Greatest hits album by Toni Braxton
- Released: 2007
- Recorded: 1992–2003
- Genre: R&B
- Label: Som Livre

Toni Braxton chronology
| The Essential Toni Braxton (2007) | The Best So Far (2007) | Playlist: The Very Best of Toni Braxton (2008) |

= The Best So Far (Toni Braxton album) =

The Best So Far is a greatest hits compilation album by R&B singer Toni Braxton released exclusively in Brazil.

The track list contains Braxton most successful singles, such as "How Could an Angel Break My Heart", "Breathe Again", "You're Makin Me High", "He Wasn't Man Enough", "You Mean the World to Me" and a few different tracks as the duet with Il Divo, "The Time of Our Lives" and "Why Should I Care".

The album was released at the same time Braxton's album The Essential Toni Braxton was released around the world.
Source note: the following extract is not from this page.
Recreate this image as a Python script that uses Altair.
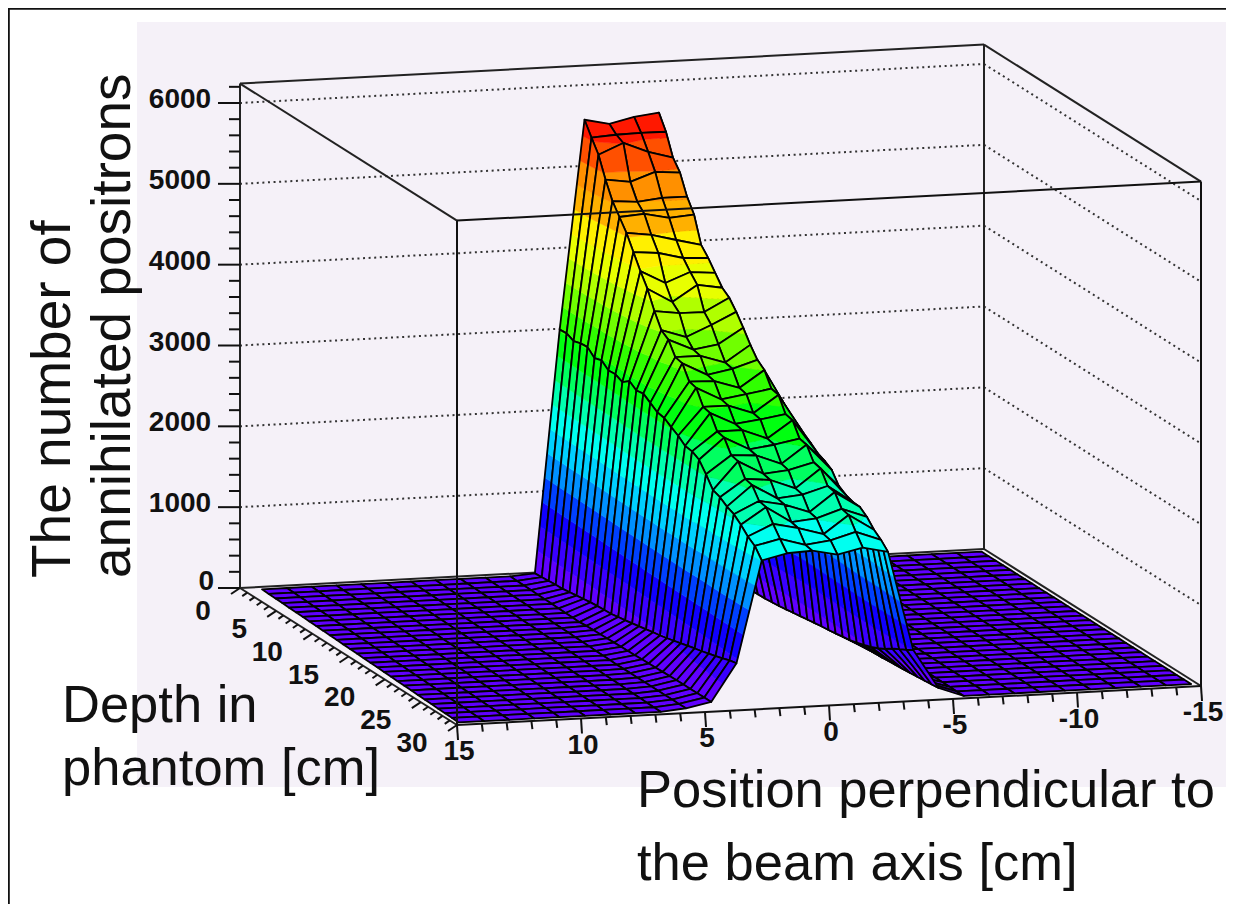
import altair as alt
import pandas as pd

# ---- data: annihilated positrons per bin, one list per position bin (index = depth bin)
N = 30
col_09 = [0]*20 + [5,8,10,12,15,18,20,22,25,28]
col_10 = [0]*11 + [10,15,20,25,30,35,40,45,50,55,60,65,70,75,78,80,85,88,90]
col_11 = [20,30,40,50,55,70,85,100,115,125,135,141,160,175,195,215,235,255,272,295,320,345,370,395,417,445,470,500,530,552]
col_12 = [3020,3030,2990,3020,3030,2950,2980,2910,2920,2880,2950,2890,2908,2850,2790,2776,2720,2670,2600,2590,2543,2420,2280,2250,2190,2153,2080,1990,1930,1807]
col_13 = [5600,5436,5280,5030,4820,4680,4540,4360,4180,4020,3800,3620,3560,3400,3380,3210,3190,3010,2990,2820,2800,2640,2620,2460,2440,2300,2280,2130,2000,1880]
col_14 = [5533,5455,5410,4985,4795,4702,4499,4332,4017,3839,3759,3519,3420,3400,3220,3200,3030,3010,2840,2820,2640,2620,2450,2430,2260,2240,2080,2060,1910,1895]
col_15 = [5604,5463,5284,5093,4827,4636,4420,4254,4137,4034,3755,3651,3470,3300,3280,3100,3080,2900,2880,2700,2680,2500,2480,2310,2290,2130,2110,1970,1950,1830]
col_16 = [5640,5460,5195,5067,4827,4660,4344,4240,4111,3983,3916,3798,3657,3503,3374,3304,3130,3110,2930,2910,2740,2720,2560,2540,2380,2360,2210,2190,2040,1900]
col_17 = [1000,1100,1150,1200,1250,1300,1300,1350,1400,1450,1500,1700,2000,2500,2850,2760,2693,2624,2558,2488,2448,2394,2252,2197,2166,2161,2094,1993,1923,1832]
col_18 = [0,0,0,10,20,30,40,45,50,60,70,85,100,115,130,145,160,170,185,200,215,240,270,300,340,390,450,500,550,600]
col_19 = [0]*15 + [10,15,20,25,30,35,40,50,58,65,75,85,95,105,115]
ridge = {9: col_09, 10: col_10, 11: col_11, 12: col_12, 13: col_13, 14: col_14,
         15: col_15, 16: col_16, 17: col_17, 18: col_18, 19: col_19}

z_ticks = [0, 1000, 2000, 3000, 4000, 5000, 6000]
depth_ticks = [0, 5, 10, 15, 20, 25, 30]
pos_ticks = [15, 10, 5, 0, -5, -10, -15]

band_colors = ["#6000FF", "#3A00FF", "#1000FF", "#0040FF", "#0090FF", "#00D0FF", "#00FFF0",
               "#00FFB0", "#00FF60", "#00FF10", "#30FF00", "#70FF00", "#B0FF00", "#E8FF00",
               "#FFF000", "#FFB000", "#FF9000", "#FF5000", "#FF1800", "#FF0000"]
band_step = 300

# ---- projection of the box: page pixels, the page margin is taken off at the end
MARGIN = 8
OX, OY = 240, 588      # depth 0, position +15, z 0
UX, UY = 744, -39      # position +15 -> -15
VX, VY = 217, 137      # depth 0 -> 30
KZ = 485 / 6000
ZTOP = 6240
WIDTH, HEIGHT = 1218, 896


def proj(a, b, z=0):
    return (OX + UX * a + VX * b - MARGIN, OY + UY * a + VY * b - KZ * z - MARGIN)


def value(j, i):
    return ridge[j][i] if j in ridge else 0


def node(j, i):
    b = (i + .5) / N
    a = (j + .75 - .55 * b * (1 - j / (N - 1))) / N
    x, y = proj(a, b, value(j, i))
    return (x, y, value(j, i))


def clip(poly, lo, hi):
    def cut(p, keep, at):
        out = []
        for k in range(len(p)):
            c, d = p[k], p[(k + 1) % len(p)]
            if keep(c):
                out.append(c)
            if keep(c) != keep(d):
                t = (at - c[2]) / (d[2] - c[2])
                out.append((c[0] + t * (d[0] - c[0]), c[1] + t * (d[1] - c[1]), at))
        return out
    p = cut(poly, lambda q: q[2] >= lo, lo)
    if p:
        p = cut(p, lambda q: q[2] <= hi, hi)
    return p


def feature(poly, fill, stroke, width):
    ring = [[round(q[0], 2), round(q[1], 2)] for q in poly]
    ring.append(ring[0])
    return {"type": "Feature", "properties": {},
            "geometry": {"type": "Polygon", "coordinates": [ring]},
            "fill_c": fill, "stroke_c": stroke, "stroke_w": width}


features = []
for i in range(N - 1):                 # far rows first
    for j in range(N - 2, -1, -1):     # far columns first
        quad = [node(j, i), node(j + 1, i), node(j + 1, i + 1), node(j, i + 1)]
        zs = [q[2] for q in quad]
        for k, colour in enumerate(band_colors):
            lo, hi = k * band_step, (k + 1) * band_step
            if max(zs) < lo or min(zs) > hi:
                continue
            part = clip(quad, lo, hi)
            if len(part) >= 3:
                features.append(feature(part, colour, colour, 0.5))
        features.append(feature(quad, "transparent", "#000000", 1.8))

surface = alt.Chart(alt.Data(values=features)).mark_geoshape(strokeJoin="round").encode(
    fill=alt.Fill("fill_c:N", scale=None),
    stroke=alt.Stroke("stroke_c:N", scale=None),
    strokeWidth=alt.StrokeWidth("stroke_w:Q", scale=None),
).project(type="identity", scale=1, translate=[0, 0])


def seg(p, q):
    return {"x": p[0], "y": p[1], "x2": q[0], "y2": q[1]}


def rules(rows, **style):
    return alt.Chart(pd.DataFrame(rows)).mark_rule(**style).encode(
        x=alt.X("x:Q", scale=None, axis=None), y=alt.Y("y:Q", scale=None, axis=None),
        x2="x2:Q", y2="y2:Q")


# backdrop
backdrop = alt.Chart(pd.DataFrame([{"x": 137 - MARGIN, "x2": WIDTH, "y": 22 - MARGIN, "y2": 787 - MARGIN}])).mark_rect(
    color="#F5F1F8").encode(
    x=alt.X("x:Q", scale=None, axis=None), y=alt.Y("y:Q", scale=None, axis=None), x2="x2:Q", y2="y2:Q")
frame = rules([seg((0.8, 0), (0.8, HEIGHT)), seg((0, 0.8), (WIDTH, 0.8))], color="#111111", strokeWidth=2)

# box
back_lines = [
    seg(proj(0, 0), proj(0, 0, ZTOP)), seg(proj(1, 0), proj(1, 0, ZTOP)),
    seg(proj(0, 0, ZTOP), proj(1, 0, ZTOP)), seg(proj(0, 0, ZTOP), proj(0, 1, ZTOP)),
    seg(proj(1, 0, ZTOP), proj(1, 1, ZTOP)), seg(proj(0, 0), proj(1, 0)),
    seg(proj(0, 0), proj(0, 1)), seg(proj(1, 0), proj(1, 1)),
]
front_lines = [
    seg(proj(0, 1), proj(0, 1, ZTOP)), seg(proj(1, 1), proj(1, 1, ZTOP)),
    seg(proj(0, 1, ZTOP), proj(1, 1, ZTOP)), seg(proj(0, 1), proj(1, 1)),
]
grid = []
for z in z_ticks[1:]:
    grid.append(seg(proj(0, 0, z), proj(1, 0, z)))
    grid.append(seg(proj(1, 0, z), proj(1, 1, z)))

ticks = []
for z in range(0, 6201, 200):
    x, y = proj(0, 0, z)
    ln = 22 if z % 1000 == 0 else 11
    ticks.append(seg((x, y), (x - ln, y)))
for p in range(-15, 16):
    x, y = proj((15 - p) / 30, 1)
    ln = 15 if p % 5 == 0 else 8
    ticks.append(seg((x, y), (x + 1, y + ln)))
for d in range(0, 31):
    x, y = proj(0, d / 30)
    major = d % 5 == 0
    ticks.append(seg((x, y), (x - (9 if major else 5), y + (6 if major else 3.5))))

# labels
labels = []
for z in z_ticks:
    x, y = proj(0, 0, z)
    labels.append({"x": x - 25 - 8.75 * len(str(z)), "y": y - 6 if z == 0 else y - 3, "t": str(z)})
for d in depth_ticks:
    x, y = proj(0, d / 30)
    labels.append({"x": x - (37 if d < 10 else 45), "y": y + 24 if d == 0 else y + 19, "t": str(d)})
for p in pos_ticks:
    x, y = proj((15 - p) / 30, 1)
    labels.append({"x": x + 2, "y": y + 27, "t": str(p)})
tick_text = alt.Chart(pd.DataFrame(labels)).mark_text(
    font="Liberation Sans", fontSize=28, fontWeight="bold", align="center", baseline="middle", color="#111111").encode(
    x=alt.X("x:Q", scale=None, axis=None), y=alt.Y("y:Q", scale=None, axis=None), text="t:N")

titles = pd.DataFrame([
    {"x": 62 - MARGIN, "y": 722 - MARGIN, "t": "Depth in"},
    {"x": 62 - MARGIN, "y": 785 - MARGIN, "t": "phantom [cm]"},
    {"x": 637 - MARGIN, "y": 807 - MARGIN, "t": "Position perpendicular to"},
    {"x": 637 - MARGIN, "y": 880 - MARGIN, "t": "the beam axis [cm]"},
])
title_text = alt.Chart(titles).mark_text(
    font="Liberation Sans", fontSize=52.5, align="left", baseline="alphabetic", color="#111111").encode(
    x=alt.X("x:Q", scale=None, axis=None), y=alt.Y("y:Q", scale=None, axis=None), text="t:N")
side = pd.DataFrame([
    {"x": 70 - MARGIN, "y": 578 - MARGIN, "t": "The number of"},
    {"x": 130 - MARGIN, "y": 578 - MARGIN, "t": "annihilated positrons"},
])
side_text = alt.Chart(side).mark_text(
    font="Liberation Sans", fontSize=55, align="left", baseline="alphabetic", angle=270, color="#111111").encode(
    x=alt.X("x:Q", scale=None, axis=None), y=alt.Y("y:Q", scale=None, axis=None), text="t:N")

chart = alt.layer(
    backdrop, frame,
    rules(grid, color="#333333", strokeWidth=2, strokeDash=[2, 3.6]),
    rules(back_lines, color="#222222", strokeWidth=2),
    surface,
    rules(front_lines + ticks, color="#111111", strokeWidth=2),
    tick_text, title_text, side_text,
).properties(width=WIDTH, height=HEIGHT, padding=0, background="white",
             autosize=alt.AutoSizeParams(type="none")
).configure_view(stroke=None)

chart.save("out.html", embed_options={"renderer": "svg", "actions": False})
All songs present in "The Best So Far" are included in "The Essential" with the exception of "Spanish Guitar" which is the "Royal Garden" remix not the album version.

The album "The Essential Toni Braxton" was never released in Brazil. The track list for the Brazilian version was composed with the songs from the compilation,

==Reception==
The album was a success in Brazil, reaching a gold status for selling over 30,000 copies, and later receiving a platinum certification, for selling over 60,000 copies.

==Track listing==
- Source:

| No. | Title | Writer(s) | Producer(s) | Length |
|---|---|---|---|---|
| 1. | "Un-Break My Heart" (from Secrets, 1996) | Diane Warren | David Foster | 4:28 |
| 2. | "How Could an Angel Break My Heart" (from Secrets, 1996) | Babyface; Braxton; | Babyface | 4:20 |
| 3. | "I Don't Want To" (from Secrets, 1996) | R. Kelly | Kelly | 4:16 |
| 4. | "Breathe Again" (from Toni Braxton, 1993) | Babyface | Babyface; Reid; Simmons; | 4:16 |
| 5. | "You're Makin' Me High" (from Secrets, 1996) | Babyface; Bryce Wilson; | Babyface, Wilson | 4:04 |
| 6. | "Another Sad Love Song" (from Toni Braxton, 1993) | Babyface; Simmons; | Babyface; Reid; Simmons; | 3:49 |
| 7. | "He Wasn't Man Enough" (from The Heat, 2000) | LaShawn Daniels; Fred Jerkins III; Rodney "Darkchild" Jerkins; Harvey Mason Jr.; | Rodney "Darkchild" Jerkins; LaShawn "Big Shiz" Daniels; | 4:00 |
| 8. | "Spanish Guitar" (from The Heat, 2000) | Warren | Foster | 4:47 |
| 9. | "Let It Flow" (from Secrets, 1996) | Babyface | Babyface | 4:21 |
| 10. | "You Mean the World to Me" (from Toni Braxton, 1993) | Babyface; Reid; Simmons; | Babyface; Reid; Simmons; | 4:48 |
| 11. | "Why Should I Care" (from Secrets, 1996) | Babyface | Babyface | 4:22 |
| 12. | "Love Shoulda Brought You Home" (from Toni Braxton, 1993) | Kenneth "Babyface" Edmonds; Daryl Simmons; Bo Watson; | Babyface; L.A. Reid; Daryl Simmons; | 4:49 |
| 13. | "How Many Ways (R. Kelly remix)" (from Toni Braxton, 1993) | Braxton; Philip Field; Vincent Herbert; | Herbert | 3:51 |
| 14. | "The Time of Our Lives" (duet with Il Divo) (from Libra, 2005 and Voices from the FIFA World Cup, 2006) | Jörgen Elofsson | Steve Mac | 4:42 |

==Charts and certifications==
===Weekly charts===

| Chart (2007) | Peak position |
|---|---|
| Brazil Albums (Pro-Música Brasil) | 2 |

===Certifications and sales===

| Region | Certification | Certified units/sales |
| Brazil (Pro-Música Brasil) | Platinum | 60,000^{*} |
^{*} Sales figures based on certification alone.